The Democrats' plan to end the shutdown received more votes than Trump's plan, even in the Republican-led Senate.
Two men stand on the plaza of the U.S. Capitol Building as storm clouds fill the sky, June 13, 2013 in Washington, DC.
Two men stand on the plaza of the U.S. Capitol Building as storm clouds fill the sky, June 13, 2013 in Washington, DC.

We knew the Senate would today hold their first votes to end the government shutdown since the crisis began five weeks ago. We also knew the two pending measures would each need 60 votes, and neither was likely to receive them.

With this in mind, the fact that both bills came up short this afternoon surprised no one, but that doesn't mean the results weren't interesting.

Six Republican senators crossed the aisle on Thursday to vote for a Democratic measure to end the 34-day government shutdown, but the proposal still failed in the Senate.The Democratic measure, which would have reopened federal agencies until Feb. 8 but provided no funding for a border wall, was defeated in a 52-44 vote. Moments earlier, the Senate failed to advance a Republican spending measure proposed by President Donald Trump that would have provided $5.7 billion for his border wall in exchange for temporary protections for so-called Dreamers brought illegally to the country as children.

Let's flesh this out a little. First up was the White House's plan, which received 50 votes. One Senate Democrat, West Virginia's Joe Manchin, sided with Trump and the GOP, while two Senate Republicans, Arkansas' Tom Cotton and Utah's Mike Lee, voted against it. They did so, not because they're moderates but because they thought the president's proposal wasn't far enough to the right.

The Democratic alternative, which was simply a clean bill with no extraneous demands, ended up with 52 votes, fueled in part by the half-dozen Republicans -- Tennessee's Lamar Alexander, Maine's Susan Collins, Colorado's Cory Gardner, Georgia's Johnny Isakson, Alaska's Lisa Murkowski, and Utah's Mitt Romney -- who ignored Trump's wishes and sided with the Democratic minority.
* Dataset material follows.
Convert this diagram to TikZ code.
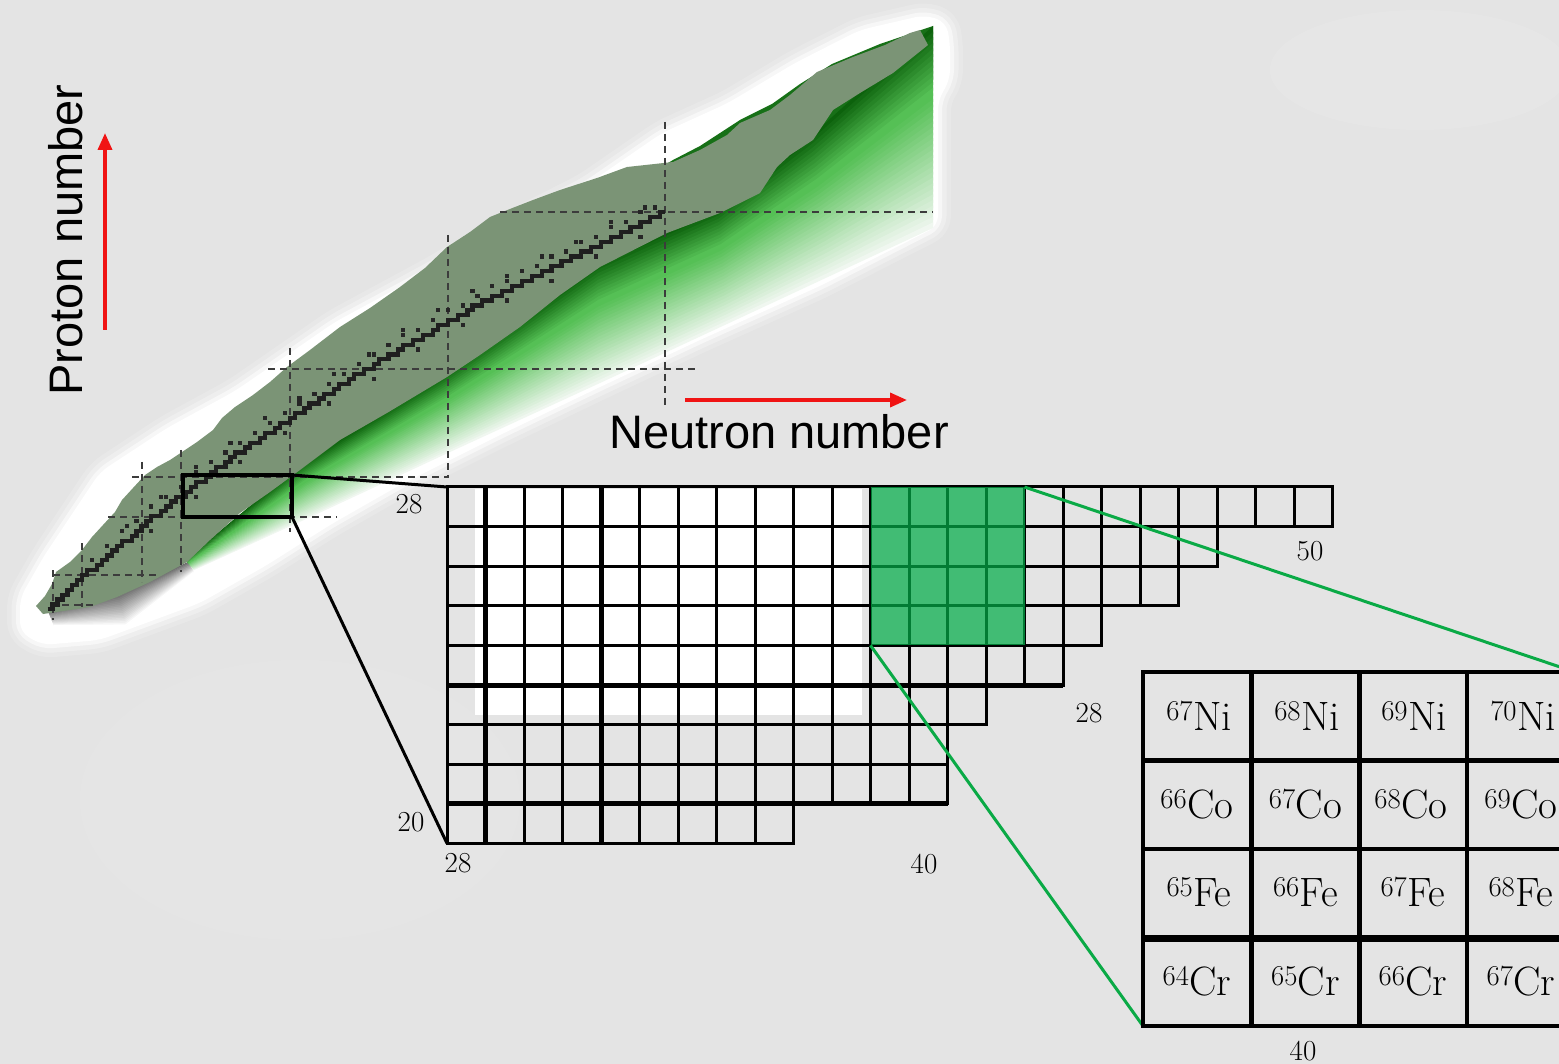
\documentclass[tikz,border=0pt]{standalone}
\usepackage{fontspec}
\newfontfamily\axisfont{Liberation Sans}
\usetikzlibrary{calc,arrows.meta}
\definecolor{bg}{RGB}{228,228,228}
\definecolor{known}{RGB}{123,148,118}
\definecolor{darkg}{RGB}{12,98,12}
\definecolor{midg}{RGB}{85,192,85}
\definecolor{paleg}{RGB}{240,247,240}
\definecolor{blockg}{RGB}{3,173,73}
\definecolor{lineg}{RGB}{10,170,70}
\definecolor{arrowred}{RGB}{240,20,20}
\definecolor{shadowc}{RGB}{105,105,105}
\definecolor{magic}{RGB}{60,60,60}
\newcommand\bandstrip[3]{\fill[#1] ($(P0)!#2!(Q0)$) -- ($(P1)!#2!(Q1)$) -- ($(P2)!#2!(Q2)$) -- ($(P3)!#2!(Q3)$) -- ($(P4)!#2!(Q4)$) -- ($(P5)!#2!(Q5)$) -- ($(P6)!#2!(Q6)$) -- ($(P6)!#3!(Q6)$) -- ($(P5)!#3!(Q5)$) -- ($(P4)!#3!(Q4)$) -- ($(P3)!#3!(Q3)$) -- ($(P2)!#3!(Q2)$) -- ($(P1)!#3!(Q1)$) -- ($(P0)!#3!(Q0)$) -- cycle;}
\newcommand\shadestrip[3]{\fill[#1] ($(R0)!#2!(S0)$) -- ($(R1)!#2!(S1)$) -- ($(R2)!#2!(S2)$) -- ($(R2)!#3!(S2)$) -- ($(R1)!#3!(S1)$) -- ($(R0)!#3!(S0)$) -- cycle;}
\def\halopath{(20,598) -- (44,556) -- (100,472) -- (167,428) -- (235,391) -- (335,322) -- (435,268) -- (502,228) -- (585,186) -- (662,133) -- (728,103) -- (795,63) -- (860,30) -- (925,15) -- (946,22) -- (950,42) -- (950,80) -- (938,100) -- (938,226) -- (820,286) -- (700,340) -- (600,387) -- (500,435) -- (400,485) -- (330,525) -- (267,565) -- (200,603) -- (100,640) -- (42,645) -- (20,632) -- cycle}
\tikzset{
  gridline/.style={line width=3pt, draw=black},
  thickgrid/.style={line width=5pt, draw=black},
  tline/.style={line width=4.2pt, draw=black},
  thicktline/.style={line width=7pt, draw=black},
  conn/.style={line width=3pt, draw=black},
  gconn/.style={line width=3pt, draw=lineg},
  magicline/.style={draw=magic, line width=1.8pt, dash pattern=on 7pt off 5pt},
  redarrow/.style={draw=arrowred, line width=3.5pt, -{Triangle[length=17pt,width=14pt]}},
  numlabel/.style={font=\fontsize{29}{30}\selectfont\addfontfeature{FakeStretch=1.08}, inner sep=0pt},
  iso/.style={font=\fontsize{41}{44}\selectfont\addfontfeature{FakeStretch=1.2}, anchor=base, inner sep=0pt},
  axistitle/.style={font=\axisfont\fontsize{47}{50}\selectfont, anchor=base, inner sep=0pt}
}
\begin{document}
\begin{tikzpicture}[x=1pt,y=-1pt,
  declare function={zs(\n)=round(\n/(1+0.0088*pow(\n,0.85)));}]
\useasboundingbox (0,0) rectangle (1559,1064);
\clip (0,0) rectangle (1559,1064);
\fill[bg] (0,0) rectangle (1559,1064);
\fill[white,opacity=0.10] (1420,70) ellipse (150pt and 60pt);
\fill[white,opacity=0.07] (300,800) ellipse (220pt and 140pt);

% ---------- halo ----------
\foreach \w/\o in {26/0.16,17/0.28,8/0.55}{\draw[white,line width=\w pt,opacity=\o,line join=round,rounded corners=10pt] \halopath;}
\fill[white,rounded corners=10pt] \halopath;

% ---------- shadow at lower left ----------
\coordinate (R0) at (48,611);
\coordinate (R1) at (118,593);
\coordinate (R2) at (188,562);
\coordinate (S0) at (54,626);
\coordinate (S1) at (126,626);
\coordinate (S2) at (194,572);
\foreach \k in {0,...,19}{
  \pgfmathsetmacro\ta{\k/20}
  \pgfmathsetmacro\tb{min(1,(\k+1.5)/20)}
  \pgfmathtruncatemacro\p{100*\k/19}
  \shadestrip{white!\p!shadowc}{\ta}{\tb}
}

% ---------- green gradient region ----------
\coordinate (P0) at (185,560);
\coordinate (P1) at (298,466);
\coordinate (P2) at (445,373);
\coordinate (P3) at (598,263);
\coordinate (P4) at (718,209);
\coordinate (P5) at (811,136);
\coordinate (P6) at (933,26);
\coordinate (Q0) at (194,570);
\coordinate (Q1) at (317,514);
\coordinate (Q2) at (450,452);
\coordinate (Q3) at (600,383);
\coordinate (Q4) at (727,324);
\coordinate (Q5) at (830,276);
\coordinate (Q6) at (933,228);
\fill[darkg!85!midg] (640,180) -- (673,160) -- (700,146) -- (740,120) -- (772,104) -- (800,84) -- (832,64) -- (880,44) -- (933,26) -- (933,80) -- (820,150) -- (700,215) -- cycle;
\foreach \k in {0,...,11}{
  \pgfmathsetmacro\ta{\k/36}
  \pgfmathsetmacro\tb{(\k+1.5)/36}
  \pgfmathtruncatemacro\p{100*\k/11}
  \bandstrip{midg!\p!darkg}{\ta}{\tb}
}
\foreach \k in {12,...,35}{
  \pgfmathsetmacro\ta{\k/36}
  \pgfmathsetmacro\tb{min(1,(\k+1.5)/36)}
  \pgfmathtruncatemacro\p{100*(\k-12)/23}
  \bandstrip{paleg!\p!midg}{\ta}{\tb}
}

% ---------- known nuclei band ----------
\fill[known] (36,606) -- (45,596) -- (52,584) -- (56,572) -- (70,562) -- (82,550) -- (92,537) -- (103,525) -- (115,512) -- (122,500) -- (133,488) -- (145,475) -- (157,467) -- (170,460) -- (182,452) -- (197,442) -- (213,430) -- (222,418) -- (235,407) -- (253,395) -- (270,382) -- (287,367) -- (310,350) -- (340,327) -- (370,308) -- (400,287) -- (425,268) -- (447,247) -- (470,232) -- (490,217) -- (515,207) -- (533,200) -- (560,190) -- (597,178) -- (627,167) -- (673,162) -- (700,150) -- (727,135) -- (740,123) -- (770,110) -- (790,95) -- (817,72) -- (853,57) -- (885,45) -- (910,33) -- (920,30) -- (928,45) -- (893,73) -- (860,93) -- (833,110) -- (813,140) -- (790,155) -- (777,167) -- (760,193) -- (720,213) -- (667,233) -- (600,267) -- (560,295) -- (520,327) -- (480,355) -- (447,377) -- (387,413) -- (340,440) -- (300,470) -- (270,492) -- (240,513) -- (210,540) -- (187,562) -- (150,582) -- (117,597) -- (90,607) -- (43,614) -- cycle;

% ---------- magic number lines ----------
\foreach \xx/\ya/\yb in {53/570/620, 82/543/607, 142/462/582, 181/450/572, 290/348/532, 448/235/478, 665/122/405}
  \draw[magicline] (\xx,\ya) -- (\xx,\yb);
\foreach \yy/\xa/\xb in {605/50/93, 575/53/160, 517/108/337, 477/132/448, 369/268/697, 212/500/933}
  \draw[magicline] (\xa,\yy) -- (\xb,\yy);

% ---------- valley of stability ----------
\draw[black!88,line width=4.2pt] plot[const plot, samples at={1,...,126}] ({42.7+4.94*\x},{614.2-4.9*zs(\x)});
\foreach \n in {10,13,...,124}
  \fill[black!85] ({40.6+4.94*\n},{612.1-4.9*(zs(\n)+2)}) rectangle ++(4.2,4.2);
\foreach \n in {17,24,...,124}
  \fill[black!85] ({40.6+4.94*\n},{612.1-4.9*(zs(\n)+3)}) rectangle ++(4.2,4.2);
\foreach \n in {21,30,...,120}
  \fill[black!85] ({40.6+4.94*(\n+1)},{612.1-4.9*(zs(\n)-2)}) rectangle ++(4.2,4.2);

% ---------- zoom box and connectors ----------
\node[draw, line width=4.5pt, minimum width=109pt, minimum height=42pt, inner sep=0pt, outer sep=0pt, anchor=north west] (zoombox) at (183,475) {};
\coordinate (gridTL) at (447,487);
\coordinate (gridBL) at (447,843.4);
\draw[conn] (zoombox.north east) -- (gridTL);
\draw[conn] (zoombox.south east) -- (gridBL);

% ---------- magnified grid ----------
\fill[white] (475,489) rectangle (862,715);
\foreach \r/\n in {0/23,1/20,2/19,3/17,4/16,5/14,6/13,7/13,8/9}{
  \foreach \c in {1,...,\n}{
    \draw[gridline] ({447+38.5*(\c-1)},{487+39.6*\r}) rectangle ++(38.5,39.6);
  }
}
\draw[thickgrid] (485.5,487) -- (485.5,843.4);
\draw[thickgrid] (601,487) -- (601,843.4);
\draw[thickgrid] (447,685) -- (1063,685);
\draw[thickgrid] (447,803.8) -- (947.5,803.8);
\fill[blockg,opacity=0.72] (870.5,487) rectangle (1024.5,645.4);
\coordinate (blockTR) at (1024.5,487);
\coordinate (blockBL) at (870.5,645.4);

% ---------- table ----------
\coordinate (tabTL) at (1143,672);
\coordinate (tabTR) at (1575,672);
\coordinate (tabBL) at (1143,1026);
\draw[gconn] (blockTR) -- (tabTR);
\draw[gconn] (blockBL) -- (tabBL);
\draw[tline] (tabTL) rectangle (1575,1026);
\draw[tline] (1143,760.5) -- (1575,760.5);
\draw[tline] (1143,849) -- (1575,849);
\draw[thicktline] (1143,938) -- (1575,938);
\foreach \xx in {1251.5,1359.5,1467}
  \draw[tline] (\xx,672) -- (\xx,1026);

\node[iso] (ni67) at (1199,730) {\textsuperscript{67}Ni};
\node[iso] (ni68) at (1307,730) {\textsuperscript{68}Ni};
\node[iso] (ni69) at (1414,730) {\textsuperscript{69}Ni};
\node[iso] (ni70) at (1523,730) {\textsuperscript{70}Ni};
\node[iso] (co66) at (1197,818) {\textsuperscript{66}Co};
\node[iso] (co67) at (1305.5,818) {\textsuperscript{67}Co};
\node[iso] (co68) at (1411,818) {\textsuperscript{68}Co};
\node[iso] (co69) at (1521,818) {\textsuperscript{69}Co};
\node[iso] (fe65) at (1199,906) {\textsuperscript{65}Fe};
\node[iso] (fe66) at (1305.5,906) {\textsuperscript{66}Fe};
\node[iso] (fe67) at (1413,906) {\textsuperscript{67}Fe};
\node[iso] (fe68) at (1521,906) {\textsuperscript{68}Fe};
\node[iso] (cr64) at (1197,995) {\textsuperscript{64}Cr};
\node[iso] (cr65) at (1305.5,995) {\textsuperscript{65}Cr};
\node[iso] (cr66) at (1413,995) {\textsuperscript{66}Cr};
\node[iso] (cr67) at (1521,995) {\textsuperscript{67}Cr};

% ---------- number labels ----------
\node[numlabel] (lz28) at (409,504) {28};
\node[numlabel] (lz20) at (411,822) {20};
\node[numlabel] (ln28) at (458,863) {28};
\node[numlabel] (ln40) at (924,864) {40};
\node[numlabel] (ln50) at (1310,551) {50};
\node[numlabel] (tz28) at (1089,713) {28};
\node[numlabel] (tn40) at (1303,1051) {40};

% ---------- axes ----------
\coordinate (pa0) at (105,330);
\coordinate (pa1) at (105,133);
\coordinate (na0) at (685,400);
\coordinate (na1) at (907,400);
\draw[redarrow] (pa0) -- (pa1);
\draw[redarrow] (na0) -- (na1);
\node[axistitle, rotate=90] (ptitle) at (82,240) {Proton number};
\node[axistitle] (ntitle) at (779,449) {Neutron number};
\end{tikzpicture}
\end{document}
Depending on one's perspective, there are a couple of ways to look at these outcomes. The glass-half-full reaction is that the Democrats' plan to end the shutdown received more votes than Trump's plan, even in the Republican-led Senate. It should be increasingly obvious to everyone than a clean bill is the quickest and most sensible solution to this mess.

The glass-half-empty reaction is that a month ago, a clean spending bill cleared the Republican-led Senate on a voice vote. Today, only six GOP senators were willing to support the same policy.

So what happens now? No one knows for sure. The demise of both alternatives will likely prompt GOP leaders to argue that it's time for a new round of negotiations. The problem with that, of course, is that there isn't much to negotiate: Democrats aren't asking for anything.

The "compromise" advocates are basically arguing that the solution is figuring out how much of Trump's ransom Congress should agree to pay: a little or a lot.

I won't pretend to know how this will play out, but one detail is unavoidable: the president has been obsessed in recent weeks with maintaining "unity" among Republicans. With six GOP senators siding with Democrats today on a clean bill to end the shutdown, the party is far from "unified."